В Лувре собралось 600 артиллеристов, но штурмовать Па-ле-Рояль не пошли, так как прошел слух, что остальным частям Национальной гвардии приказано их арестовать. Ночью ждали штурма, Дюма попал на дежурство с Мериме, болтали о драматургии, наутро 22 декабря вышло обращение Лафайета: он благодарит Национальную гвардию, за что — непонятно.

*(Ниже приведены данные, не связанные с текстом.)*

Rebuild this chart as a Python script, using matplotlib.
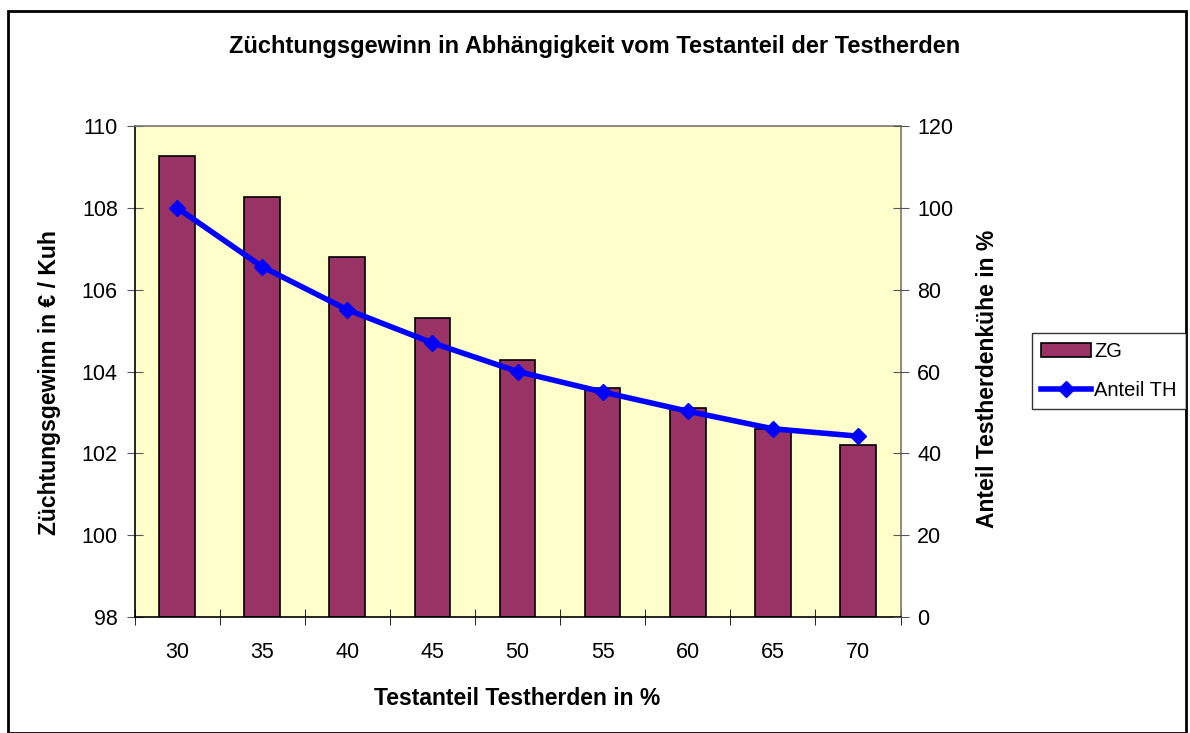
import numpy as np
import matplotlib.pyplot as plt
from matplotlib.patches import Rectangle

plt.rcParams['font.family'] = ['Liberation Sans', 'DejaVu Sans']

# Daten
testanteil = ['30', '35', '40', '45', '50', '55', '60', '65', '70']
zg = [109.27, 108.27, 106.8, 105.3, 104.28, 103.6, 103.12, 102.6, 102.2]
anteil_th = [100, 85.6, 75.1, 67, 60, 55, 50.3, 46, 44.2]

fig = plt.figure(figsize=(11.9, 7.33), dpi=100)
fig.patches.append(Rectangle((8 / 1190, 0), 1178 / 1190, 722 / 733, transform=fig.transFigure,
                             fill=False, edgecolor='black', linewidth=2))

ax = fig.add_axes([134.5 / 1190, 116 / 733, 766 / 1190, 491 / 733])
ax.set_facecolor('#ffffcc')
x = np.arange(len(testanteil))
bars = ax.bar(x, [v - 98 for v in zg], bottom=98, width=0.42, color='#993366',
              edgecolor='black', linewidth=1.2, label='ZG', zorder=2)
ax.set_xlim(-0.5, len(testanteil) - 0.5)
ax.set_ylim(98, 110)
ax.set_yticks(np.arange(98, 111, 2))
ax.set_xticks(x)
ax.set_xticklabels(testanteil)
ax.set_xticks(np.arange(-0.5, len(testanteil), 1), minor=True)
ax.tick_params(axis='x', which='major', length=0, pad=18, labelsize=15.5)
ax.tick_params(axis='x', which='minor', direction='inout', length=12, color='black')
ax.tick_params(axis='y', direction='inout', length=12, color='#555555', labelsize=15.5, pad=6)
ax.spines['top'].set_color('#777777')
ax.spines['right'].set_color('#777777')
for s in ax.spines.values():
    s.set_linewidth(1.2)
ax.set_xlabel('Testanteil Testherden in %', fontsize=16.5, fontweight='bold', labelpad=17)
ax.set_ylabel('Züchtungsgewinn in € / Kuh', fontsize=16.5, fontweight='bold', labelpad=15)
ax.yaxis.label.set_y(0.478)

ax2 = ax.twinx()
line, = ax2.plot(x, anteil_th, color='#0000ff', linewidth=4, marker='D', markersize=8.5,
                 label='Anteil TH', zorder=3)
ax2.set_ylim(0, 120)
ax2.set_yticks(np.arange(0, 121, 20))
ax2.tick_params(axis='y', direction='inout', length=12, color='#555555', labelsize=15.5, pad=6)
ax2.set_ylabel('Anteil Testherdenkühe in %', fontsize=16.5, fontweight='bold', labelpad=16)
ax2.yaxis.label.set_y(0.485)
for s in ax2.spines.values():
    s.set_visible(False)

fig.text(0.5, 0.937, 'Züchtungsgewinn in Abhängigkeit vom Testanteil der Testherden',
         ha='center', va='center', fontsize=17, fontweight='bold')

leg = fig.legend([bars, line], ['ZG', 'Anteil TH'], loc='upper left',
                 bbox_to_anchor=(1032 / 1190, 1 - 333 / 733), fontsize=14.5,
                 frameon=True, fancybox=False, edgecolor='black', handlelength=2.5,
                 borderpad=0.45, labelspacing=1.0, handletextpad=0.15, borderaxespad=0)
leg.get_frame().set_linewidth(1)

fig.savefig('out.png', dpi=100)
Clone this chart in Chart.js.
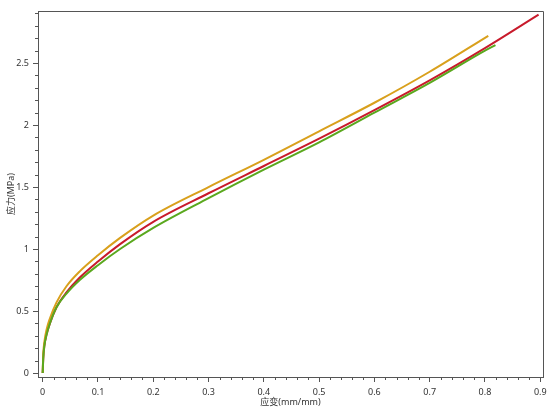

Артиллеристы разошлись и узнали, что ночью в городе были беспорядки, в основном студенческие. 23-го палата благодарила студентов Политехнического «за лояльность и благородство, проявленное ими в поддержании общественного порядка». Возмущенные студенты заявили, что никакого порядка они не поддерживали, а совсем наоборот. Арестовали 89 студентов, но через день выпустили. Король, рассыпавшись в благодарностях Лафайету, в тот же день снял его с поста командующего гвардией и назначил себя. Несколько офицеров подали в отставку — освободилось место одного из двух капитанов четвертой батареи. Выбрали Дюма: он горевал о Лафайете, но был рад за себя, на новогодний прием для гвардейцев в Пале-Рояле надел новый мундир, сшитый на свои деньги, и обнаружил, что в мундире он один: артиллерия расформирована, о чем газеты сообщили еще накануне. «О моем поступке болтал весь Париж; одни думали, что это дурная шутка, другие — что геройство, и ни один не верил правде: я сделал это по незнанию». Опять ему не верит ни один биограф, включая Циммермана и Шоппа. Трудно быть Дюма: пишешь о своем дерзком поступке — не верят, пишешь, что сделал нечто случайно, — тоже не верят. Ей-богу, непонятно, для чего в данном случае лгать. Мог один день и не читать газет — у него на носу была премьера.